Giftiger Mais

Von Udo Pollmer |
Die meisten Menschen wünschen sich und ihren Lieben ein starkes Immunsystem. Da darf natürlich die richtige Ernährung nicht fehlen. Aber nicht das Gemüse oder der Joghurt beeinflussen das Immunsystem, sondern ganz andere Substanzen.
Was sollen wir essen, damit unser Immunsystem so fit wird, wie es die Joghurtwerbung verspricht? Ehrlich gesagt, diese Frage ist bis heute nicht beantwortet. Man kennt keinen einzigen Stoff in unserer Nahrung, der dem Immunsystem nachweislich auf die Sprünge hilft, also der tatsächlich dazu führt, dass wir seltener an Infektionen erkranken.
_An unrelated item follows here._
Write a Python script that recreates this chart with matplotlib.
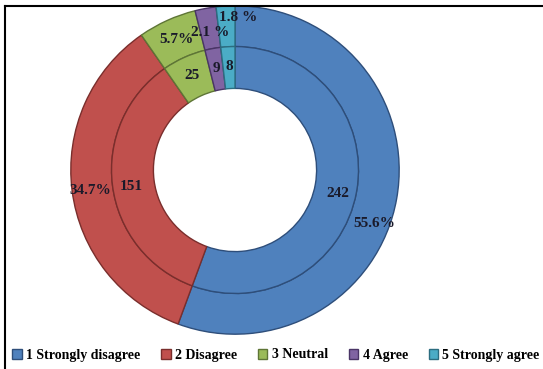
import matplotlib
matplotlib.use("Agg")
import matplotlib.pyplot as plt
from matplotlib.lines import Line2D
from matplotlib.patches import Patch
import numpy as np

categories = ["1 Strongly disagree", "2 Disagree", "3 Neutral", "4 Agree", "5 Strongly agree"]
counts = [242, 151, 25, 9, 8]
percent_labels = ["55.6%", "34.7%", "5.7%", "2.1 %", "1.8 %"]

fills = ["#4F81BD", "#C0504D", "#9BBB59", "#8064A2", "#4BACC6"]
edges = ["#2E4E7A", "#7A2E2C", "#5E7536", "#4A3566", "#2C6D80"]

plt.rcParams["font.family"] = ["Liberation Serif", "DejaVu Serif"]
plt.rcParams["font.weight"] = "bold"

W, H, DPI = 543, 369, 100
fig = plt.figure(figsize=(W / DPI, H / DPI), dpi=DPI)
fig.patch.set_facecolor("white")

# donut centre and outer radius in pixels
cx, cy, R = 235, 170, 165
ax = fig.add_axes([(cx - R) / W, (H - cy - R) / H, 2 * R / W, 2 * R / H])

r_mid, r_in = 0.752, 0.497

outer, _ = ax.pie(counts, radius=1.0, startangle=90, counterclock=False,
                  colors=fills, wedgeprops=dict(width=1.0 - r_mid, linewidth=1.0))
inner, _ = ax.pie(counts, radius=r_mid, startangle=90, counterclock=False,
                  colors=fills, wedgeprops=dict(width=r_mid - r_in, linewidth=1.0))
for w, e in zip(outer, edges):
    w.set_edgecolor(e)
for w, e in zip(inner, edges):
    w.set_edgecolor(e)

ax.set_xlim(-1.005, 1.005)
ax.set_ylim(-1.005, 1.005)
ax.set_aspect("equal")
ax.axis("off")

# small angular nudges (degrees) and radius tweaks for label placement
outer_nudge = [-11, 1, 0, 0, -4.5]
outer_r = [0.91, 0.89, 0.87, 0.85, 0.93]
inner_nudge = [-3, 2, 0, 0, 0]
inner_r = [0.64, 0.64, 0.63, 0.63, 0.63]

total = sum(counts)
start = 90.0
txt_kw = dict(ha="center", va="center", fontsize=11, fontweight="bold", color="#1a1a2a")
for i, c in enumerate(counts):
    span = 360.0 * c / total
    mid = start - span / 2
    start -= span
    a = np.deg2rad(mid + outer_nudge[i])
    ax.text(outer_r[i] * np.cos(a), outer_r[i] * np.sin(a), percent_labels[i], **txt_kw)
    a = np.deg2rad(mid + inner_nudge[i])
    ax.text(inner_r[i] * np.cos(a), inner_r[i] * np.sin(a), str(c), **txt_kw)

handles = [Patch(facecolor=f, edgecolor=e, linewidth=1.0) for f, e in zip(fills, edges)]
fig.legend(handles, categories, loc="center", bbox_to_anchor=(0.508, 1 - 355 / H),
           ncol=5, frameon=False, handlelength=0.7, handleheight=0.7,
           handletextpad=0.3, columnspacing=1.5, prop=dict(weight="bold", size=10))

# frame lines along the top and left
fig.add_artist(Line2D([5 / W, 1.0], [1 - 6 / H, 1 - 6 / H], color="black", lw=1.5,
                      transform=fig.transFigure))
fig.add_artist(Line2D([5 / W, 5 / W], [0.0, 1 - 6 / H], color="black", lw=1.5,
                      transform=fig.transFigure))

fig.savefig("out.png", dpi=DPI, facecolor="white")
Kein Vitamin, kein Mineralstoff und kein sekundärer Pflanzenstoff, bei dem man guten Gewissens der Allgemeinheit eine Extraportion empfehlen könnte. Aber wir kennen Lebensmittel, die unser Immunsystem beeinträchtigen können.

Dazu gehört inzwischen auch der Mais. Eine Forschergruppe aus den USA und aus Ghana hat in einigen afrikanischen Ländern die Sterblichkeit durch AIDS geprüft – und dabei nicht nur, wie sonst üblich, mit sozialen und ökonomischen Faktoren abgeglichen, sondern auch mal mit der Küche. Und siehe da, es ergab sich eine höchst auffällige Korrelation mit dem Verzehr von Mais. Die Autoren wagen sogar zu behaupten, dass der Mais für jede zweite AIDS-Erkrankung im südlichen Afrika verantwortlich sei.

Bei solchen Studien aus Afrika, auch wenn sie von US-Forschern durchgeführt werden, da ist es notwendig, die Datenbasis etwas näher zu betrachten. In diesem Falle wurden die offiziellen Zahlen der Weltgesundheitsorganisation WHO und der Welternährungsorganisation FAO zugrunde gelegt. Da sind natürlich auch Schätzungen mit eingeflossen, aber eben nicht zugunsten irgendeiner Theorie. Insofern sind die Ergebnisse noch kein harter Beweis, aber dennoch ernst zu nehmen.

Wie bitte soll der Mais eine Krankheit wie AIDS begünstigen? Die Infektion wird ja wohl kaum mittels Maiskolben übertragen. Der Grund ist recht einfach: Mais ist häufig mit Schimmelgiften belastet, und die werden von Pilzen, namentlich von Fusarien gebildet. Und von diesen Schimmelgiften ist bekannt, dass sie das Immunsystem massiv schädigen. Nicht nur im Tierversuch, sondern auch beim Menschen.
Auch bei uns findet man in Maisprodukten immer wieder erkleckliche Mengen an Schimmelgiften, wenn auch längst nicht Gehalte wie in Afrika. Trotzdem: Unsere Höchstmengen sind hoch angesetzt, schädliche Wirkungen auf das Immunsystem findet man im Labor noch unterhalb der Grenzwerte. Die geplanten Grenzwerte für das besonders kritische T-2- und HT-2-Toxin werden bei Kindern regelmäßig überschritten.

Fachleute, beispielsweise vom Bundesforschungsinstitut für Kulturpflanzen, fordern deshalb eine Einschränkung des Maisanbaus. Doch genau das Gegenteil passiert: Der Maisanbau wird bei uns ausgeweitet, er wird subventioniert, weil er Energie vom Acker liefern soll für unsere Biogasanlagen. Durch den vermehrten Anbau infizieren die Pilzsporen in den untergepflügten Wurzelstöcken natürlich auch die Folgekulturen wie Weizen oder Braugerste. Das bedeutet wiederum mehr Rückstände im Brot und im Bier. Eine ganz einfache Möglichkeit das Risiko zu senken, wäre der Anbau des umstrittenen Gen-Maises. Der enthält nur ein Zehntel an Gift wie herkömmlicher Mais. Das hängt damit zusammen, dass der Gen-Mais den Blattläusen nicht bekommt und die übertragen nämlich die Fusarien.

So muss der Verbraucher eben selbst sehen, wo er bleibt. Die einfachste Möglichkeit, das Risiko zu senken, besteht in einer korrekten Verarbeitung des Getreides. Schimmelgifte befinden sich vor allem in den Randschichten. Helles Mehl ist unbedenklich. Es ist also gar nicht so schwer, sich ein wenig gesünder zu ernähren. Mahlzeit!